LA NIÑA DE LOS BANANOS
Caía una lluvia torrencial, entre tanto ruido y frio ella no dimensionaba lo que pasaría. Arreciaba la tormenta y bajo el escudo de su techo se sentía protegida.
Fue cuestión de segundos, momentos efímeros que habían de derruir 10 años de inocente existencia. Fue un lapso funesto en el que la naturaleza fusionaba a la lluvia con la tierra, generando una fuerza descomunal que avanzaba hacia su hogar, derribando la estructura que antes se creía imperturbable…
Como su ser y sus sueños.
De repente el suelo devoró su cuerpo, su madre se alejó de su calor, todavía tangible, y quedó atrapada lejos de cualquier posibilidad de rescatar a su hija. Su hermano, 10 años mayor, tenía algunas heridas pero se encontraba a salvo.
La nube negra fue desapareciendo del firmamento, la lluvia cesó y la tierra se detuvo.
Empezó a acercarse la gente. Algunos con espíritu altruista, otros para saciar la inexplicable necesidad del ser humano por presenciar el dolor ajeno.
Bomberos, Policías, Personas de la Defensa Civil y algunos más se encontraban sobre el yermo y desahuciado lugar, aquel que antes fuera su hogar. Con esfuerzo lograron encontrar a su madre con vida.
¿Y ella?
Ella lanzaba gritos desesperados cual clamor de quien desea vivir, aun le faltaba comprender el sentido de la vida, necesitaba aprender algo mas que sumar y restar; su sonrisa se apagaba y no sabía porqué; arbitraria suerte que te tocó vivir, oh amada princesa!
El peso de la tierra predominaba sobre su cuerpo inerme y marchito. Su corazón enviaba los quizás últimos movimientos, agotaba todos sus recursos: Sístole y Diástole eran un solo movimiento, la lucha entre la vida y la muerte.
No tuvo tiempo de recordar sus juegos favoritos, su muñeca articulada, los amigos, la bicicleta que nunca llegaría. Ahora correr y esconderse, sonreír y alegrar a los demás ya no sería su prioridad, estos segundos (eternos) significaban lo más preciado de su existencia.
El corazón no daba abasto, los pulmones se dieron por vencidos, el oxigeno ausente, el calor desvanecido, la sangre presionaba hasta mas no poder.
Ganó la muerte.
Un triunfo más para aquella enigmática y repudiada sensación de no existencia.

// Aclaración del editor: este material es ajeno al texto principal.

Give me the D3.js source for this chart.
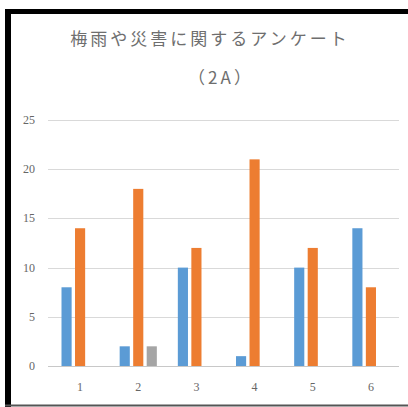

Mientras tanto; afuera, con el alma partida en dos, albergaba la esperanza que volvería a ver sus movimientos, que correríamos por los pasillos y bosques, que arrancaríamos frutos que jamás comeríamos.
Que le contaría cuentos e historias de los grandes, que para ella eran muy graciosas y absurdas. En realidad lo eran.
- Que rico que usted fuera un niño para jugar todo el tiempo!. Solía decirme. Yo, con especial afecto y sin poder responder a su inesperada petición, solía darle un abrazo y un besar su frente. Mi silencio era suficiente. Después de todo, no era tan ingenua, era más sabia que cualquier adulto, lo demostraba con la simplicidad con que vivía su vida.
Dos o tres horas después de incesante búsqueda, alguien gritó: ¡Una Camilla por favor!
Un escalofrío invadió mi ser. Esta viva, pensé.
Pero una vez mas la intuición me traicionó.
Alguien gritó: ¡Una sábana por favor!, y con ese gritó sentí una puñalada desoladora al lazo afectivo que a los dos nos unía.
Murió.
La negación de aquel suceso se convirtió en una escapatoria parcial al dolor que sentía, pero sucedió lo inevitable, ya nada, absolutamente nada se podía hacer.
No tardarían en hacer el levantamiento. La policía rodeó el lugar y no dejó pasar a nadie. Yo permanecía estático a cinco metros de distancia, mientras observaba a un reportero que tomaba fotos al cuerpo, lo que hacía más profunda mi herida. Tomé aire y dentro de mí saqué el poco valor que aun conservaba para gritar:
- No tome más fotos, respete la tragedia y el dolor ajeno. Me sentí respaldado por la comunidad y la presión alejó al ilustre profesional.
Su cuerpo fue levantado y llevado a medicina legal.
Empezaba a irse la gente, un silencio abismal se apoderó del lugar, al fondo los perros aullaban como si estuvieran pregonando la tragedia. Solo quedaban los familiares, algunos vecinos y amigos cercanos y uno que otro curioso.
Con menos gente y ad portas de la media noche, yo contemplaba aquella montaña de escombros.
Alguien que no conozco hablaba con una vecina:
- Ella era la niña de los bananos.
Pero yo les puedo asegurar que ella era más que eso.
HERICUENTO
Dedicado a la Memoria de Angie Viviana Galeano Otavo (Julio 12 1998- Diciembre 2 2008).